When E is invoked alpha gains control. Alpha transmits the data arguments to beta. It applies DISCRIM to each of the four key arguments.
Those that are meter keys have substitute meters provided at the other end.
We introduce the term “substitution regime” informally here. A (_substitution regime) is a collection of constructs holding keys to each other and constructed according to the rules of this manual but with some systematic substitution of some synthetic construct for corresponding real constructs. Such a regime might, for instance, substitute a domain-meter pair for each meter. This is not accomplished by copying and making the substitution, (no one has enough authority) but instead by providing a synthetic space bank like the real except that it provides synthetic nodes. When these nodes are asked to provide corresponding meter keys they create a real meter that has the desired altered properties and return the real meter key.

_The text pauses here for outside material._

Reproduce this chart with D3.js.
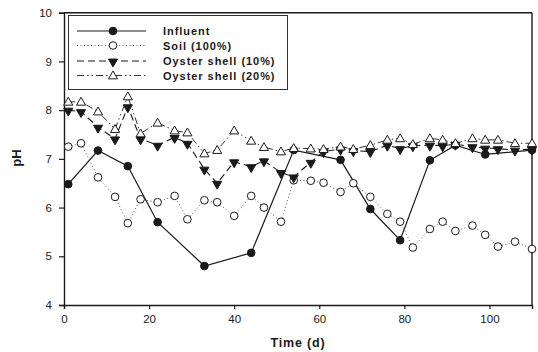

How is such a regime established? One way is to provide a womb with the described non standard space bank and a gate to the public directory with a funny front end. This front end establishes a filter that allows calls into and out of the regime with the necessary transformations. For instance if there were a node in the public directory the front end would have to make the corresponding synthetic node. If a start key were called on from the public directory a similar front end would have to be established to prevent the smuggling of real nodes into the regime. This filter would also transform synthetic nodes into real ones when they were passed out of the regime.
One regime strategy is with respect to meters. This requires that all nodes provided to the domains in the regime be synthetic and that any meters constructed from these nodes be fixed to adjust any counter readings that are set into or read from the meter via the synthetic node key. This is to hide the fact that the primary key METTRAN is being used to provide resource caches at a remote site.
Note to substitution regime builders:
The scheme of having access to these functions by way of gates fails for the very reason that the gate mechanism was designed to prevent this sort of altering of the function of a program by considerations outside of the program’s control.
A regime builder’s broker might be invented to mediate the interests of regime builders and program writers. This might be required when “untrusted” regime builders want to build regimes. See (p3,escrow) and (p2,factory).
Local checkpoints:
We know of these sources of uncontrollable stimuli that may defeat this scheme:
the interruptible instructions and PER,
For one of the four types of event the kernel reports an event to the domain keeper only once per instruction. See (p1,gnoper). This report is made after the event has finished, but perhaps before the instruction has finished.
The Move Inverse instruction is not defined for overlapping fields.
virtual addresses that map to the same real address and which are changing.
perhaps (p1,primfault) is a source of noise.
See (p1,stringcopy) for a current implementation expedient that is a noise source. String passing is non-atomic.
To solve the wall-banging problem, a regime would share a clock. See (p2,time).
This could be also fixed with a 370 architecture change. If 4 bits were kept in the PSW indicating which program events had been caused by an instruction that had not concluded, and the program events were reported as program interrupts only at the conclusion of instructions, this problem would be eliminated and PER code in the kernel would be simplified as well.
Alternatively one might require that the program continue with the interrupted instruction upon restart even if it has been changed. This can be done by remembering in the PSW what instruction was being executed (not merely its location) when an instruction is interrupted.
the LEX instruction,
It might be possible to arrange that no real page map include the same real page twice unless both are read-only. This logic is similar to the present logic that prevents a page from appearing in an address space once read-write and again read-only.
The non-atomic string passing can be eliminated.